Segmentation is finer than detection. Instead of a box, it outputs a mask that says which pixels belong to a class or instance.

See the Mask Workflow First

Image segmentation chapter learning order diagram

Semantic segmentation mask example

Semantic segmentation IoU and boundary map

The main object in this chapter is the mask. The main failure is often boundary quality, tiny objects, occlusion, or class confusion.

Run a Mask IoU Check

This script compares two tiny binary masks.

truth = [
    [1, 1, 0],
    [1, 0, 0],
    [0, 0, 0],
]

pred = [
    [1, 0, 0],
    [1, 1, 0],
    [0, 0, 0],
]

intersection = 0
union = 0
for y in range(3):
    for x in range(3):
        intersection += truth[y][x] == 1 and pred[y][x] == 1
        union += truth[y][x] == 1 or pred[y][x] == 1

print("mask_iou:", round(intersection / union, 3))

Expected output:

mask_iou: 0.5

Segmentation reports should show masks, metrics, and boundary errors, not only a colored overlay.

Learn in This Order

Step	Read	Practice Output
1	Semantic segmentation	Predict one class for every pixel
2	Instance segmentation	Separate different objects of the same class
3	Segmentation practice	Compare masks, IoU/Dice, boundary errors, and failed samples

Evidence to Keep

Keep this page’s proof of learning as a small evidence card:

Input Image: original image and target mask or class map
Prediction: predicted mask, overlay visualization, and boundary examples
Metric: IoU, Dice, per-class score, and boundary failure notes
Failure Check: annotation quality, thin boundary, small region, or class confusion
Expected Output: mask overlay plus segmentation metric summary

Pass Check

You pass this chapter when you can create or inspect a mask, compute a simple overlap metric, and explain one boundary or class-confusion failure.

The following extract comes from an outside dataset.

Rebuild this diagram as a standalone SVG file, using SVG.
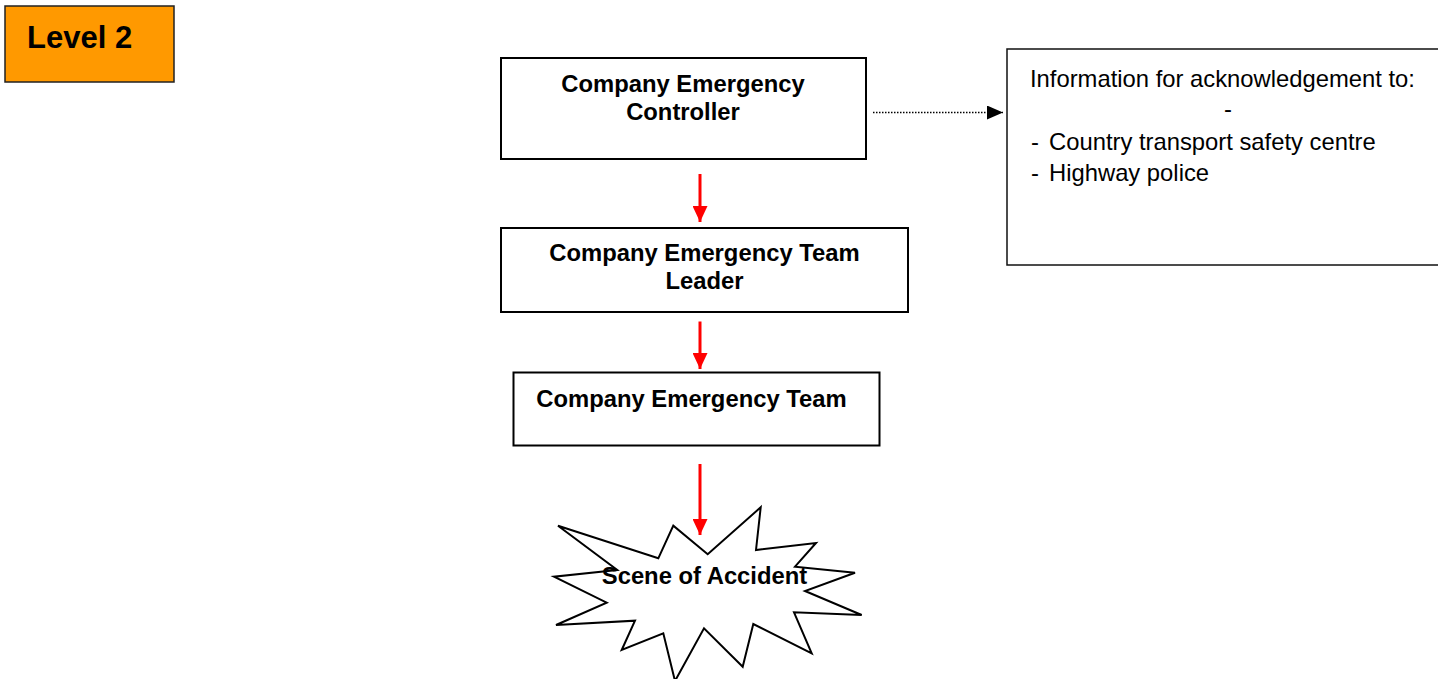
<svg xmlns="http://www.w3.org/2000/svg" width="1438" height="679" viewBox="0 0 1438 679">
<defs>
<style>
.box{fill:#fff;stroke:#000;stroke-width:2}
.b{font-family:"Liberation Sans",Arial,sans-serif;font-weight:bold;font-size:23.8px;fill:#000}
.r{font-family:"Liberation Sans",Arial,sans-serif;font-size:23.8px;fill:#000}
.red{stroke:#f00;stroke-width:3;fill:none}
</style>
<marker id="ra" viewBox="0 0 16 15" refX="16" refY="7.5" markerWidth="16" markerHeight="15" markerUnits="userSpaceOnUse" orient="auto">
<path d="M0,0L16,7.5L0,15z" fill="#f00"/>
</marker>
<marker id="ba" viewBox="0 0 16 14" refX="16" refY="7" markerWidth="16" markerHeight="14" markerUnits="userSpaceOnUse" orient="auto">
<path d="M0,0L16,7L0,14z" fill="#000"/>
</marker>
</defs>
<rect width="1438" height="679" fill="#fff"/>
<g id="level2">
<rect x="5" y="6" width="169" height="76" fill="#f90" stroke="#222" stroke-width="1.5"/>
<text x="27" y="47.5" class="b" style="font-size:31px">Level 2</text>
</g>
<g id="controller">
<rect class="box" x="501" y="58" width="365" height="101"/>
<text x="683" y="91.5" class="b" text-anchor="middle">Company Emergency</text>
<text x="683" y="120" class="b" text-anchor="middle">Controller</text>
</g>
<g id="info">
<rect x="1007" y="49" width="440" height="216" fill="#fff" stroke="#111" stroke-width="1.5"/>
<text x="1030" y="87" class="r">Information for acknowledgement to:</text>
<text x="1224" y="117" class="r">-</text>
<text x="1031" y="150" class="r">-</text>
<text x="1049" y="150" class="r">Country transport safety centre</text>
<text x="1031" y="181" class="r">-</text>
<text x="1049" y="181" class="r">Highway police</text>
</g>
<g id="leader">
<rect class="box" x="501" y="228" width="407" height="84"/>
<text x="704.5" y="261" class="b" text-anchor="middle">Company Emergency Team</text>
<text x="704.5" y="289" class="b" text-anchor="middle">Leader</text>
</g>
<g id="team">
<rect class="box" x="513.5" y="372.5" width="366" height="73"/>
<text x="691.5" y="406.5" class="b" text-anchor="middle">Company Emergency Team</text>
</g>
<g id="scene">
<polygon points="558,525.7 658.3,558.3 673.3,525.7 707.7,554.3 760.7,507.3 756,550 816,543 795,566.7 855,572.7 805,591 861.7,615 794,612.3 811.7,653.3 753.3,624 742.7,666.7 704,628.3 675,681 663.3,633.3 621.7,650 635,620.7 556,625 606.7,602.7 554,576.7 617.3,570" fill="#fff" stroke="#000" stroke-width="2" stroke-linejoin="miter"/>
<text x="704.5" y="583.5" class="b" text-anchor="middle">Scene of Accident</text>
</g>
<g id="connectors">
<line class="red" x1="700" y1="174" x2="700" y2="222" marker-end="url(#ra)"/>
<line class="red" x1="700" y1="321.5" x2="700" y2="369" marker-end="url(#ra)"/>
<line class="red" x1="700" y1="464" x2="700" y2="535" marker-end="url(#ra)"/>
<line x1="873" y1="112.5" x2="1003" y2="112.5" stroke="#000" stroke-width="1.5" stroke-dasharray="1.5,1.5" marker-end="url(#ba)"/>
</g>
</svg>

Check reasoning and explanation

A passing answer maps the task to the right visual output: class label, bounding box, mask, OCR text, embedding, or video event.
The evidence should include a rendered visual artifact and one metric or qualitative error note.
A good self-check names one visual failure mode such as class confusion, missed objects, bad masks, lighting shift, domain shift, or weak annotation quality.